May 13, 2025
Four Books That Are Shaping How I Love and Lead
Each of these books speaks to a different layer of what I care most about: building trust, being present, loving well, and creating space for others to grow. Whether it’s in the church, in my home, or in my own head—they’ve helped me become more intentional, less anxious, and more rooted in grace.
Growing Young – Kara Powell
Growing Young names what so many churches get wrong about reaching the next generation, and then shows a path forward that’s both hopeful and doable. It’s not about being cool. It’s not about hype. It’s about warmth, authenticity, and proximity.
What stuck with me most is how deeply young people crave belonging before believing. That changes how we disciple. That changes how we lead. That changes how we design ministry. This book gave me confidence to lean into relationship over performance—and to help other adults in the church do the same.

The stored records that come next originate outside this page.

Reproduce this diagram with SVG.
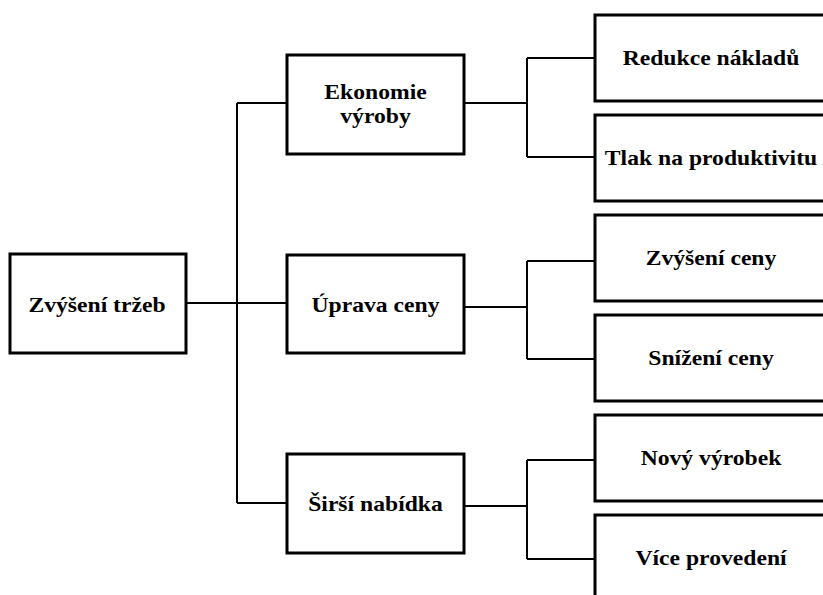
<svg xmlns="http://www.w3.org/2000/svg" width="823" height="595" viewBox="0 0 823 595">
<style>
.box{fill:#fff;stroke:#000;stroke-width:3}
.lbl{font-family:"Liberation Serif","Times New Roman",serif;font-weight:bold;font-size:22px;fill:#000;text-anchor:middle}
.con{fill:none;stroke:#000;stroke-width:2}
</style>
<rect width="823" height="595" fill="#fff"/>
<g id="connectors">
<path class="con" d="M186 303H287M237 103V503M237 103H287M237 503H287"/>
<path class="con" d="M464 103H527M527 58V157M527 58H595M527 157H595"/>
<path class="con" d="M464 307H527M527 261V359M527 261H595M527 359H595"/>
<path class="con" d="M464 506H527M527 460V559M527 460H595M527 559H595"/>
</g>
<g id="n-root"><rect class="box" x="10" y="254" width="176" height="99"/><text class="lbl" transform="translate(97 312) scale(1.075 1)">Zvýšení tržeb</text></g>
<g id="n-ekonomie"><rect class="box" x="287" y="55" width="177" height="99"/><text class="lbl" transform="translate(375.5 99) scale(1.075 1)">Ekonomie</text><text class="lbl" transform="translate(375.5 123) scale(1.075 1)">výroby</text></g>
<g id="n-uprava"><rect class="box" x="287" y="255" width="177" height="98"/><text class="lbl" transform="translate(375.5 312) scale(1.075 1)">Úprava ceny</text></g>
<g id="n-sirsi"><rect class="box" x="287" y="454" width="177" height="99"/><text class="lbl" transform="translate(375.5 511) scale(1.075 1)">Širší nabídka</text></g>
<g id="n-redukce"><rect class="box" x="595" y="15" width="240" height="86"/><text class="lbl" transform="translate(711 65) scale(1.075 1)">Redukce nákladů</text></g>
<g id="n-tlak"><rect class="box" x="595" y="115" width="240" height="86"/><text class="lbl" transform="translate(711 165) scale(1.075 1)">Tlak na produktivitu</text></g>
<g id="n-zvyseni"><rect class="box" x="595" y="215" width="240" height="86"/><text class="lbl" transform="translate(711 265) scale(1.075 1)">Zvýšení ceny</text></g>
<g id="n-snizeni"><rect class="box" x="595" y="315" width="240" height="86"/><text class="lbl" transform="translate(711 365) scale(1.075 1)">Snížení ceny</text></g>
<g id="n-novy"><rect class="box" x="595" y="415" width="240" height="86"/><text class="lbl" transform="translate(711 465) scale(1.075 1)">Nový výrobek</text></g>
<g id="n-vice"><rect class="box" x="595" y="515" width="240" height="86"/><text class="lbl" transform="translate(711 565) scale(1.075 1)">Více provedení</text></g>
</svg>
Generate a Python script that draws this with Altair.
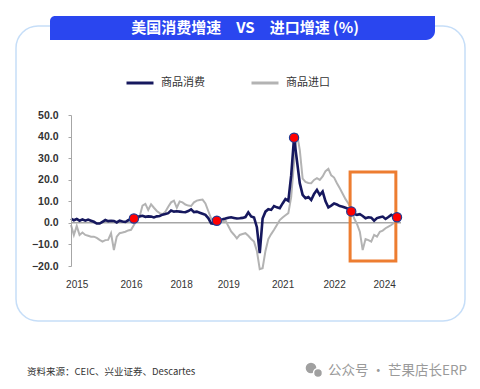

Growing With – Kara Powell
This follow-up book doesn’t just shift the lens—it deepens it. Where Growing Young looks at the church’s relationship to young people, Growing With brings it home. It’s about parenting in a way that evolves as your kids grow. The phrase that stuck with me is “withing.” Not parenting at your kid, and not just giving them space to figure it out, but walking with them. Through mess. Through doubt. Through transition.
It helped me realize that my job as a dad isn’t to manufacture outcomes—it’s to stay connected through whatever phase they’re in. And that the way I parent my 8-year-old son now is already laying the groundwork for the kind of conversations we’ll have when he’s 18. This book helped shift my posture from control to curiosity. And honestly, it’s made me a more emotionally present parent—even when I don’t get it right.
The Men We Need – Brant Hansen
This book caught me off guard in the best way. It’s a breath of fresh air in the conversation around masculinity—funny, honest, and actually grounded in the kind of humility and strength that I want to see more of in myself and the young men I work with.
Brant doesn’t write like someone trying to prove a point. He writes like someone who’s been humbled by grace and wants to help others live freer lives. His concept of being “keepers of the garden” gave me a new vision for what it means to be a protector—not in some aggressive way, but in the everyday faithfulness of showing up, being kind, noticing needs, and being emotionally safe for others.
Intentional Parenting – Doug & Cathy Fields
This one is gold for parents who feel like they’re constantly behind, but still want to do it well. It’s practical without being cheesy, and it focuses on what really shapes a kid’s heart—grace, consistency, boundaries, presence.
The twelve traits they outline are not a checklist to perfect parenting, but a framework for being more intentional, even in the middle of chaos. What I love most is that the book doesn’t pretend parenting is easy. It just insists that it’s worth showing up for. And for someone like me—who loves his kids deeply, but also knows that I get tired, distracted, or overwhelmed—this book gave me some clarity about where to focus my energy. It reminded me that small shifts, made consistently over time, make a big difference.